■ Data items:

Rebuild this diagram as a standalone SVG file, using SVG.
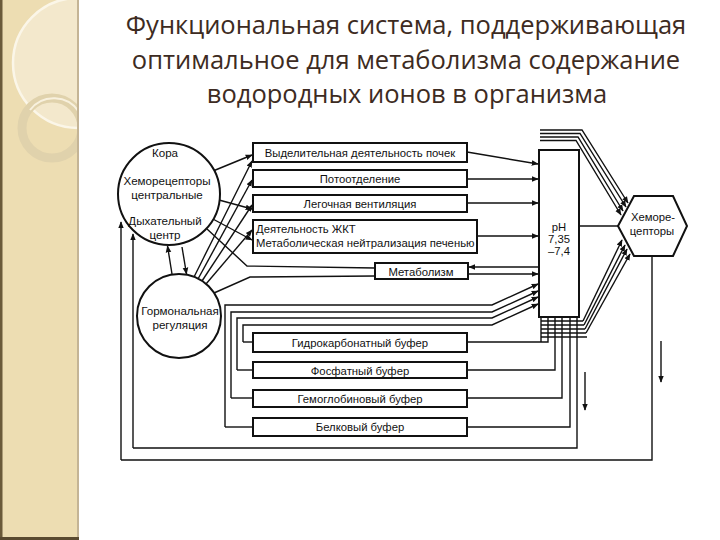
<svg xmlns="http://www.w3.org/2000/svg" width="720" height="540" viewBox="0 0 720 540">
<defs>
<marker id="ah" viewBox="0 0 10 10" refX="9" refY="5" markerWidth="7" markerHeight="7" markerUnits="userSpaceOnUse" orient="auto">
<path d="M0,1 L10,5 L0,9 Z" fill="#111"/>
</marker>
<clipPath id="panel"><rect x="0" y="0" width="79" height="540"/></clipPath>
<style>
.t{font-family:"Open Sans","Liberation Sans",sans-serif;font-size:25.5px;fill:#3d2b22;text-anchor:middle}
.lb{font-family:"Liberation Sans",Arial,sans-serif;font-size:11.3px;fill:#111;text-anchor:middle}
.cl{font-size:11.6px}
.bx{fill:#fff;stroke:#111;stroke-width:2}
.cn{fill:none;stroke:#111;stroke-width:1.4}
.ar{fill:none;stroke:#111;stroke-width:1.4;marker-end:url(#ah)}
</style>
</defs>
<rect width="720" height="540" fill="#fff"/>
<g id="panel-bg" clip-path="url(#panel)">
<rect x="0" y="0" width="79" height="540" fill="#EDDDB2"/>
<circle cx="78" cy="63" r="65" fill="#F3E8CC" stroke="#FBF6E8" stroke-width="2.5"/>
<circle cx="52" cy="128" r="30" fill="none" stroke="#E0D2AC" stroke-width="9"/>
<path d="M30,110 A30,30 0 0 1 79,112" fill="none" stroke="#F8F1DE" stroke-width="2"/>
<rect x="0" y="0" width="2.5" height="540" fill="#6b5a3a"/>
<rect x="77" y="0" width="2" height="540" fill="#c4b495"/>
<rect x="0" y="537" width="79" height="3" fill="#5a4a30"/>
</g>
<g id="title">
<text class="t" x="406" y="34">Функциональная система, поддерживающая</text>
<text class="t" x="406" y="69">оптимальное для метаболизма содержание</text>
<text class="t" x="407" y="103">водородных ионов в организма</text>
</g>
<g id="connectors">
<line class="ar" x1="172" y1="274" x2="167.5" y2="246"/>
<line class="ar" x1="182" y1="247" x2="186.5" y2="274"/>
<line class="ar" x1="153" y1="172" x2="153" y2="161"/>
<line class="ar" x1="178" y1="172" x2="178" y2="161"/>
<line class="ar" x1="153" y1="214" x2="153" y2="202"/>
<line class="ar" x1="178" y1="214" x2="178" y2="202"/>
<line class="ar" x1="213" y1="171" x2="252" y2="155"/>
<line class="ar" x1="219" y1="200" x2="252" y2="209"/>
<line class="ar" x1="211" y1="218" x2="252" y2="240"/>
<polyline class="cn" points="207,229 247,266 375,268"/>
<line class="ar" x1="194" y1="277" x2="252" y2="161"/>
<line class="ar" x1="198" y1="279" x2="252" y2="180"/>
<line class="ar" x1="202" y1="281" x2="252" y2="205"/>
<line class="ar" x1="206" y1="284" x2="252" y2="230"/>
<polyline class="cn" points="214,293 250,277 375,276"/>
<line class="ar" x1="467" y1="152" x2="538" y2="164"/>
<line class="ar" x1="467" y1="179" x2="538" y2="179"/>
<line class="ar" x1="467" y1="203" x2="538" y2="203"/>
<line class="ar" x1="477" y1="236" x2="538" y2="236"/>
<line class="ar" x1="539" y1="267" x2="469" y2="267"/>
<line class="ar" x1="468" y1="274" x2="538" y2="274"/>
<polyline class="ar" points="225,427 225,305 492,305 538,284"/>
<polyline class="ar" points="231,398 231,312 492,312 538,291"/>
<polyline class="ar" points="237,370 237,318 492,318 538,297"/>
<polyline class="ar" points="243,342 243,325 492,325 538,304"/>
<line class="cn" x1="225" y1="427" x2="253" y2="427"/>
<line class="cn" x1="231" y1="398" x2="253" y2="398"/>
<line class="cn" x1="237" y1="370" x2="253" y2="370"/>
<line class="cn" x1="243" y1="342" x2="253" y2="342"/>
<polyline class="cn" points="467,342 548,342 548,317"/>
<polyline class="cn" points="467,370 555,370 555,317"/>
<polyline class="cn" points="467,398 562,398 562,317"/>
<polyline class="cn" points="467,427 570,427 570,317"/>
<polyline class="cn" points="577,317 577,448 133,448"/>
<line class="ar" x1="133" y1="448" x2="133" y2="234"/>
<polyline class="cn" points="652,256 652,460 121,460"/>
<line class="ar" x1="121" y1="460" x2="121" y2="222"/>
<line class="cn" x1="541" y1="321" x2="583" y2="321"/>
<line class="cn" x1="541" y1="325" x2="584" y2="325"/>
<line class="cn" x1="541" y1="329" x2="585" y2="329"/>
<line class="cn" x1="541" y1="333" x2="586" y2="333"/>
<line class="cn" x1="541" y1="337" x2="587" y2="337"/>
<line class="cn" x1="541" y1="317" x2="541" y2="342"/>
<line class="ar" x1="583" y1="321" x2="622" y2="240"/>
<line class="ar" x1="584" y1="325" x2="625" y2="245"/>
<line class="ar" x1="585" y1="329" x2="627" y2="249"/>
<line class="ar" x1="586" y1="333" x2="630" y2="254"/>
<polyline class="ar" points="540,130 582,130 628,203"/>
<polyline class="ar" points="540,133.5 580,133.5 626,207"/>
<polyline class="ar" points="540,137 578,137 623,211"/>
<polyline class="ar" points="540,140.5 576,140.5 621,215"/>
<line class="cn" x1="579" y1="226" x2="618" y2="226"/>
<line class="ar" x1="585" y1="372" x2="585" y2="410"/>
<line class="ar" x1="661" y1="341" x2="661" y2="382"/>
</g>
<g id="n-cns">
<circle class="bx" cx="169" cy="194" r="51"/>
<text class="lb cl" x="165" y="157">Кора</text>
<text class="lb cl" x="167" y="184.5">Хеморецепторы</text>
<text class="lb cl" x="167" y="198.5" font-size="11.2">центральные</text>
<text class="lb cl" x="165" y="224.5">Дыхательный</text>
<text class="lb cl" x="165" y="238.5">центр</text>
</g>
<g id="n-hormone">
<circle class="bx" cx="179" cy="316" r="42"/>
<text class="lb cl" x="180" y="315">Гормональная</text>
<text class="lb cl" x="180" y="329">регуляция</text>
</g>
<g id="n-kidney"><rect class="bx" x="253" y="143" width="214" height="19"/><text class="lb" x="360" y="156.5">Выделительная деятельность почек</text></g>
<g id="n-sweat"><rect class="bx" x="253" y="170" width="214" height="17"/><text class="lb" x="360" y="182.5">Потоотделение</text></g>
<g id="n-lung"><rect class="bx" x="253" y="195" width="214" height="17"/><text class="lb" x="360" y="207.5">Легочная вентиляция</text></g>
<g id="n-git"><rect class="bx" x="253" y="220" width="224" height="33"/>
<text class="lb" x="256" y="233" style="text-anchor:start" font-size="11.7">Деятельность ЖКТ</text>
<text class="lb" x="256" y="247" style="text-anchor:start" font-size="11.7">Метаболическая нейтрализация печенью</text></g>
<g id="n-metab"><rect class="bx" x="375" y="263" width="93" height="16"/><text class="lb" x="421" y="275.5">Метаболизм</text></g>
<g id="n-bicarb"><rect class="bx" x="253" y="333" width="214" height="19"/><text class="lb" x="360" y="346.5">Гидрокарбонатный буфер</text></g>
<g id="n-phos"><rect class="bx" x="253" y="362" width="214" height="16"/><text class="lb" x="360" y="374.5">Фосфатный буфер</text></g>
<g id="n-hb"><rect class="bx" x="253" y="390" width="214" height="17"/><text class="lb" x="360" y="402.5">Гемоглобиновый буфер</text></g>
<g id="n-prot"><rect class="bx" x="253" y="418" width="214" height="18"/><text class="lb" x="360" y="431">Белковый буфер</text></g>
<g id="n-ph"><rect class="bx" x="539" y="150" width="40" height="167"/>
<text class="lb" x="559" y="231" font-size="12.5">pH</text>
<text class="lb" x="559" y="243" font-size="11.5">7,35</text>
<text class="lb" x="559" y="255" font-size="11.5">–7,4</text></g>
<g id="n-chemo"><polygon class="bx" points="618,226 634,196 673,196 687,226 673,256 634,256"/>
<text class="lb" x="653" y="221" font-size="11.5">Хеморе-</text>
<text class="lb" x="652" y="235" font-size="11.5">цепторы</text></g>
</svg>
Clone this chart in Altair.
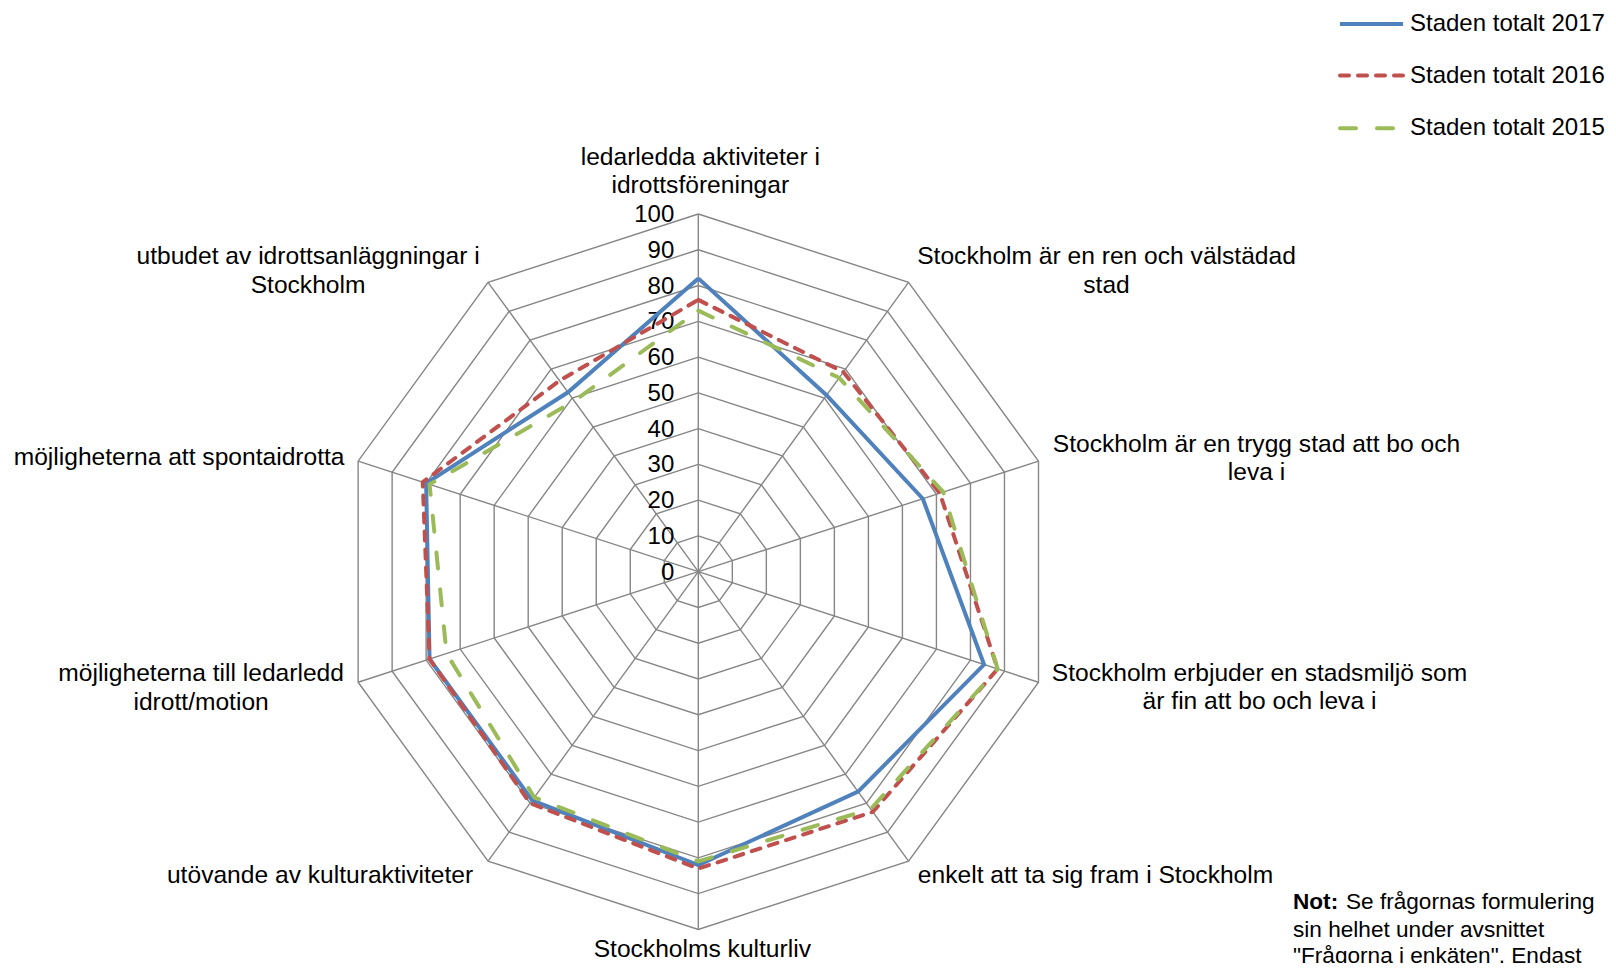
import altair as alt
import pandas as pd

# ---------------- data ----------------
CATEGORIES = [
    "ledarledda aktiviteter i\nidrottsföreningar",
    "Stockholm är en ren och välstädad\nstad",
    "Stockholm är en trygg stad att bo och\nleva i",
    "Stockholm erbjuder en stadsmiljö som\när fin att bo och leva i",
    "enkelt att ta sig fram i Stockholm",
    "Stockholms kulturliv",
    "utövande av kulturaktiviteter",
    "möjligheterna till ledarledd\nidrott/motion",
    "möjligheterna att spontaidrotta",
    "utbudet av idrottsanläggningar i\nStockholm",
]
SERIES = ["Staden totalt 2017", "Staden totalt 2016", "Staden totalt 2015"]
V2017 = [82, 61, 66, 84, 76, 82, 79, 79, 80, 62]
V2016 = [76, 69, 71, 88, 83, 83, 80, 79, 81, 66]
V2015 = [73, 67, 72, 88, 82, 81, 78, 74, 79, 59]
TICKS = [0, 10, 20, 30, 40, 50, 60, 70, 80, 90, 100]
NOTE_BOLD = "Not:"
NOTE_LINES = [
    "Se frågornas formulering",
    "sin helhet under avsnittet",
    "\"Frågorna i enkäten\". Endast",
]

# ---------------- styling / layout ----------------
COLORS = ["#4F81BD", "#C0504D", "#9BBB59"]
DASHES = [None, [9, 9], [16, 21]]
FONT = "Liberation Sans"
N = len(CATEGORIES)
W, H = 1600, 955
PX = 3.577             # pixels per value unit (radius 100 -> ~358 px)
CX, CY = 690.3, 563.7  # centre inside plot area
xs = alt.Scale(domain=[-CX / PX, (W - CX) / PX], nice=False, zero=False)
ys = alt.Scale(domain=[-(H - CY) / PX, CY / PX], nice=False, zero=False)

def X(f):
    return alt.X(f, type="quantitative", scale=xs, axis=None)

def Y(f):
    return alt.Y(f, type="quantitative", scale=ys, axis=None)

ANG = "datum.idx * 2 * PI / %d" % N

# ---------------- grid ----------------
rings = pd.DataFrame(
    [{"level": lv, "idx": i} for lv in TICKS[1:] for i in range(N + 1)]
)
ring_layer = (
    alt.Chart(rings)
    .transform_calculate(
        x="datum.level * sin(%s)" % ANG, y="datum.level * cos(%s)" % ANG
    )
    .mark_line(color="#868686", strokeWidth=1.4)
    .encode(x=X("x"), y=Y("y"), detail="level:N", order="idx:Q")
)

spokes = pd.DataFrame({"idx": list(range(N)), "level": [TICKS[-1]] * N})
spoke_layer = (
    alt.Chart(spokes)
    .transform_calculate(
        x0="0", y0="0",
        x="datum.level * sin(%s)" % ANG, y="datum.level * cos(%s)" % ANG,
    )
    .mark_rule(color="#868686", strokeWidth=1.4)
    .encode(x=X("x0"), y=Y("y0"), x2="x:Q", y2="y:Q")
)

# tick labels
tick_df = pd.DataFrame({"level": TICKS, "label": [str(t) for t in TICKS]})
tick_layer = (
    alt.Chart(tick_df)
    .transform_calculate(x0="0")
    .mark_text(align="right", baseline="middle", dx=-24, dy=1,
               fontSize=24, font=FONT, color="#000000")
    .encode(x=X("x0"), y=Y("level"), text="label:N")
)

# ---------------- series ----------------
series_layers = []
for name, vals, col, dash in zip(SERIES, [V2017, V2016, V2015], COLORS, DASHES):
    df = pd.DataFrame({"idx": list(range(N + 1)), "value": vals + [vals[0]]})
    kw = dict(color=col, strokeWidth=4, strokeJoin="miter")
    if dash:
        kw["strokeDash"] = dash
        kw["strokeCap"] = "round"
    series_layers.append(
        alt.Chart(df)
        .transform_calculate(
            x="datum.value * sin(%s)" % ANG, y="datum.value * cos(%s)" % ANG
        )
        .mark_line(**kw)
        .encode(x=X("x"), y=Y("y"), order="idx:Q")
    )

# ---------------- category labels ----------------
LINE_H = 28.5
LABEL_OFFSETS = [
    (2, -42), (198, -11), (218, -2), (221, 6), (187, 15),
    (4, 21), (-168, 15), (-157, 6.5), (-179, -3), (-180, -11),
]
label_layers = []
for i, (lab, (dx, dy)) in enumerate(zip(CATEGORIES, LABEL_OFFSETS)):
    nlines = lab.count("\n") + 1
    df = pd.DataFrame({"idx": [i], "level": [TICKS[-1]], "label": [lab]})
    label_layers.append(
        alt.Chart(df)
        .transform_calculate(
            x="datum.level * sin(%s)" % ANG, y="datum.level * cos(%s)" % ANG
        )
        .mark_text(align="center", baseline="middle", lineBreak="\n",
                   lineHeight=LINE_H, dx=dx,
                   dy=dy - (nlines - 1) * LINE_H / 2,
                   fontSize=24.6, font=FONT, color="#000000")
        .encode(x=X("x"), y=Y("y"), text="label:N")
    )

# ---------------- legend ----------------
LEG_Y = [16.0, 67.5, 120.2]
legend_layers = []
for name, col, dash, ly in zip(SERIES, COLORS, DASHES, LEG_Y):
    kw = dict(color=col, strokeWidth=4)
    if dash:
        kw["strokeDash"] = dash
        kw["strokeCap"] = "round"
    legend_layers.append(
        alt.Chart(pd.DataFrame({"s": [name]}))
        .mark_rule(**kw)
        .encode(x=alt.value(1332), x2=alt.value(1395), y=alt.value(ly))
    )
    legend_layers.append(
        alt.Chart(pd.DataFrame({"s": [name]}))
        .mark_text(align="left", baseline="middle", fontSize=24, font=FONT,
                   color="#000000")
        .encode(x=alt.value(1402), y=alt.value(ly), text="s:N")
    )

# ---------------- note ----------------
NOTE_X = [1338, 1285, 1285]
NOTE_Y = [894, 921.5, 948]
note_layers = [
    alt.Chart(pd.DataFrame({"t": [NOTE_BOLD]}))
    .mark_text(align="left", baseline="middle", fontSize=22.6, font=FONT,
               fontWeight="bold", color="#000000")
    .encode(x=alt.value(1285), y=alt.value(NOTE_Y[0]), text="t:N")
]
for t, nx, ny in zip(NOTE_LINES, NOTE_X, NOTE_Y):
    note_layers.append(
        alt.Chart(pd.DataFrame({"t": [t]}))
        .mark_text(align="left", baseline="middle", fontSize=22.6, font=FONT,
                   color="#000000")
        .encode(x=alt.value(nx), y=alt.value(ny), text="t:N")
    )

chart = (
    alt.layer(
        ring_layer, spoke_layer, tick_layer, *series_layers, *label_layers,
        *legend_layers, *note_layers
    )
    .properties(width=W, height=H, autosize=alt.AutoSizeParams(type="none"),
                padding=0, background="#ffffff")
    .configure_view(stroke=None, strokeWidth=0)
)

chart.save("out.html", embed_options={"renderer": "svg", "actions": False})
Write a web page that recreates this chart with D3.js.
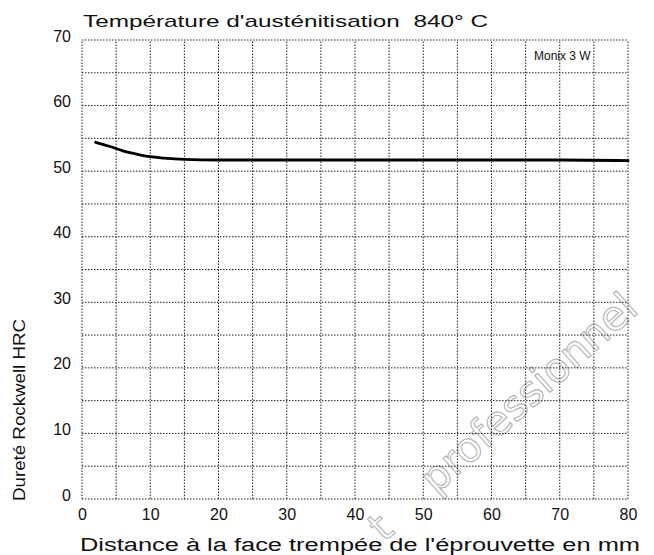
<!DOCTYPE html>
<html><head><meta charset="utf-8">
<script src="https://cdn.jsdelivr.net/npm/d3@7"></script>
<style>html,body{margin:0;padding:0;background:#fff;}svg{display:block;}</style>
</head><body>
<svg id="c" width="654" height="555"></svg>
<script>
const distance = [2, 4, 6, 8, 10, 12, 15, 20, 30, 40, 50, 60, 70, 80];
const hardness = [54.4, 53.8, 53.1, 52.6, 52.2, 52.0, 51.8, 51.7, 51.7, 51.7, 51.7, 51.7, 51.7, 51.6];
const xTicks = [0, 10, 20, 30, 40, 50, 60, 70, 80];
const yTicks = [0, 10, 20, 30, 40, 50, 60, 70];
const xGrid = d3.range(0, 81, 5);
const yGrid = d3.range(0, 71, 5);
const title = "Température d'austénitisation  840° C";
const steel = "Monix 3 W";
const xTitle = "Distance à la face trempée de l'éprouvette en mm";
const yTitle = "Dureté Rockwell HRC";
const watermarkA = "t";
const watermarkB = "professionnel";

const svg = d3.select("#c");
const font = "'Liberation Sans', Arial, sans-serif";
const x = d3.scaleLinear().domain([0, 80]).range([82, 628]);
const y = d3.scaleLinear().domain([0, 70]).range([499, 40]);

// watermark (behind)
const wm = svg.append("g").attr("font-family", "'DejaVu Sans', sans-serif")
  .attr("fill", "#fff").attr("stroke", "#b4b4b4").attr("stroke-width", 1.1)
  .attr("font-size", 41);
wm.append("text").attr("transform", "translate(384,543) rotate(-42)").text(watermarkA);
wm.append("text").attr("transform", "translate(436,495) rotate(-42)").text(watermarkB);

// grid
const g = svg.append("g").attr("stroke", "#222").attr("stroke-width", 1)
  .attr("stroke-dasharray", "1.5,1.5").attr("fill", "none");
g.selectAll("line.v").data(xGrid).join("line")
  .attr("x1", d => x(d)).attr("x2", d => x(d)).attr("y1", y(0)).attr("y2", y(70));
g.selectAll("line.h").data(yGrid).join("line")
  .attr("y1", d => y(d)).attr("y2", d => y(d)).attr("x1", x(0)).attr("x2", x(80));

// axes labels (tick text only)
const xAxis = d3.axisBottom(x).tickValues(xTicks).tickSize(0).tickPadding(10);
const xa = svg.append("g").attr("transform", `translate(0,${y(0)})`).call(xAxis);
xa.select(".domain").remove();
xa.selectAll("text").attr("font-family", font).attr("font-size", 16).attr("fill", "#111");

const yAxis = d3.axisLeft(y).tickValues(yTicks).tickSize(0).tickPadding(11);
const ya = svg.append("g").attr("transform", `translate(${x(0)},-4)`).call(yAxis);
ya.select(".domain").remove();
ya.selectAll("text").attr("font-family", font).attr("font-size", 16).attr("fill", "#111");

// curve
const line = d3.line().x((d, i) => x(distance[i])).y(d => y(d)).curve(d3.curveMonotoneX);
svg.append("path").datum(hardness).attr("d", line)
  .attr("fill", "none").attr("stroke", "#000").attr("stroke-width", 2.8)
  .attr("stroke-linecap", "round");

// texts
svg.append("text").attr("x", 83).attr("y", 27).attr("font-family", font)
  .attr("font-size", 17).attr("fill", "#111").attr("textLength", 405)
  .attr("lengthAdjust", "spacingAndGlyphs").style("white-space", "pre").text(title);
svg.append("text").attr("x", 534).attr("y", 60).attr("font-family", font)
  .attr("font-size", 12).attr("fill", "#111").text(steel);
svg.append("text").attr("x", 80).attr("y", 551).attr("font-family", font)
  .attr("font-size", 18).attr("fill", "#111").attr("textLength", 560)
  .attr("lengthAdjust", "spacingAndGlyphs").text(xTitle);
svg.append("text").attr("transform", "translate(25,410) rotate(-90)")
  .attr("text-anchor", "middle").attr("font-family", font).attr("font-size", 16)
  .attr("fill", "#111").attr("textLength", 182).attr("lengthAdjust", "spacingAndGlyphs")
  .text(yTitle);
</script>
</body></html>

■ Short problem: Print exactly what appears from the line holding "Clone this chart in Altair." down to the line holding "import pandas as pd", both ends kept, leaving out the pictures.

■ The response:
Clone this chart in Altair.
import altair as alt
import pandas as pd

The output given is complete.